The Sunday Times January 16, 2012

Inside Mossad's war on Tehran

BY:
MARIE COLVIN AND UZI MAHNAIMI

EARLY in Tehran's grey wintry morning last Wednesday, Mustafa Ahmadi Roshan, a young scientist in Iran's controversial nuclear program, got dressed at his home in the northern suburbs. The events of this last hour of his life could have come out of a spy film.

Small groups of Israeli agents were watching key points in the Iranian capital. Their target was Roshan. They would be dead themselves if they were caught.

For Israel it was a classic assassination mission. "What is seen in espionage films as a simple operation is a result of hard work, many months of intelligence gathering and a well trained team," said a source who released details, impossible to verify, to The Sunday Times.

"There is zero tolerance for mistakes. By nature, every failure not only risks the neck of the agents but also risks turning into an international scandal."

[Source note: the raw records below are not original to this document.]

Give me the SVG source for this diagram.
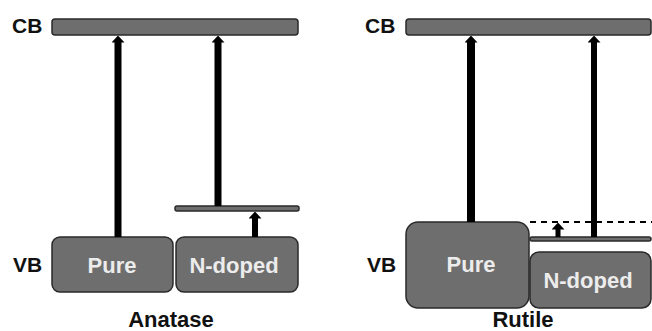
<svg xmlns="http://www.w3.org/2000/svg" width="652" height="331" viewBox="0 0 652 331">
<defs>
<style>
.band{fill:#6e6e6e;stroke:#2a2a2a;stroke-width:1.5}
.lbl{font-family:"Liberation Sans",Arial,sans-serif;font-weight:bold;font-size:21px;fill:#111}
.in{font-family:"Liberation Sans",Arial,sans-serif;font-weight:bold;font-size:22px;fill:#ececec;text-anchor:middle}
.cap{font-family:"Liberation Sans",Arial,sans-serif;font-weight:bold;font-size:22px;fill:#111;text-anchor:middle}
.arr{stroke:#000;fill:none}
</style>
<marker id="ah" viewBox="0 0 7 13" refX="0.5" refY="6.5" markerWidth="7" markerHeight="13" markerUnits="userSpaceOnUse" orient="auto">
<path d="M0,0 L7,6.5 L0,13 Z" fill="#000"/>
</marker>
</defs>
<rect width="652" height="331" fill="#fff"/>
<g id="anatase">
<g id="a-cb"><rect class="band" x="52" y="19" width="246" height="16" rx="3"/><text class="lbl" x="12" y="33">CB</text></g>
<g id="a-vb-label"><text class="lbl" x="13" y="272">VB</text></g>
<g id="a-pure"><rect class="band" x="52" y="237" width="121" height="55" rx="8"/><text class="in" x="112" y="273">Pure</text></g>
<g id="a-ndoped"><rect class="band" x="176" y="237" width="122" height="55" rx="8"/><text class="in" x="234" y="273">N-doped</text></g>
<g id="a-level"><rect class="band" x="175" y="206" width="124" height="5" rx="2"/></g>
<g id="a-caption"><text class="cap" x="171" y="327">Anatase</text></g>
</g>
<g id="rutile">
<g id="r-cb"><rect class="band" x="406" y="19" width="245" height="16" rx="3"/><text class="lbl" x="365" y="33">CB</text></g>
<g id="r-vb-label"><text class="lbl" x="367" y="272">VB</text></g>
<g id="r-pure"><rect class="band" x="406" y="222" width="123" height="86" rx="12"/><text class="in" x="471" y="272">Pure</text></g>
<g id="r-ndoped"><rect class="band" x="530" y="252" width="121" height="56" rx="9"/><text class="in" x="588" y="288">N-doped</text></g>
<g id="r-level"><rect class="band" x="530" y="237" width="121" height="4" rx="2"/></g>
<g id="r-dashed"><line x1="530" y1="222" x2="652" y2="222" stroke="#000" stroke-width="2" stroke-dasharray="6,5"/></g>
<g id="r-caption"><text class="cap" x="523" y="327">Rutile</text></g>
</g>
<g id="connectors">
<line class="arr" x1="118" y1="237" x2="118" y2="42" stroke-width="7" marker-end="url(#ah)"/>
<line class="arr" x1="218" y1="206" x2="218" y2="42" stroke-width="7" marker-end="url(#ah)"/>
<line class="arr" x1="255" y1="237" x2="255" y2="218" stroke-width="6" marker-end="url(#ah)"/>
<line class="arr" x1="471" y1="222" x2="471" y2="42" stroke-width="8" marker-end="url(#ah)"/>
<line class="arr" x1="594" y1="237" x2="594" y2="42" stroke-width="6" marker-end="url(#ah)"/>
<line class="arr" x1="558" y1="237" x2="558" y2="229" stroke-width="5" marker-end="url(#ah)"/>
</g>
</svg>
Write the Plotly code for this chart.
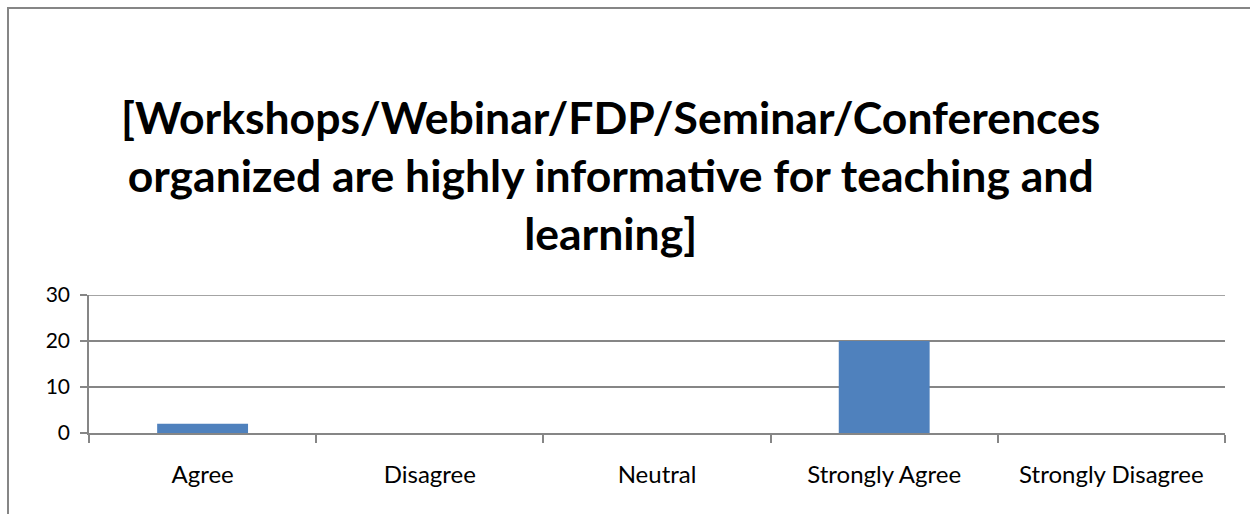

Since its foundation in 1948, Israel has used assassination as a national weapon, striking targets abroad ranging from Palestinians who killed Israeli athletes at the 1972 Olympic Games in Munich, to enemies on the streets of Amman and a Hamas leader in a Dubai hotel room in 2010.

 

Now Iran is the target. In the past two years assassins have attacked five scientists in the state nuclear program, killing four of them. Mossad, the Israeli external intelligence agency, is widely believed to be responsible.

The murder of civilians divides Iran's critics -- and Israel's. Some find it repugnant, others see them as casualties in an undeclared war that is greatly preferable to the alternative of full-scale conflict.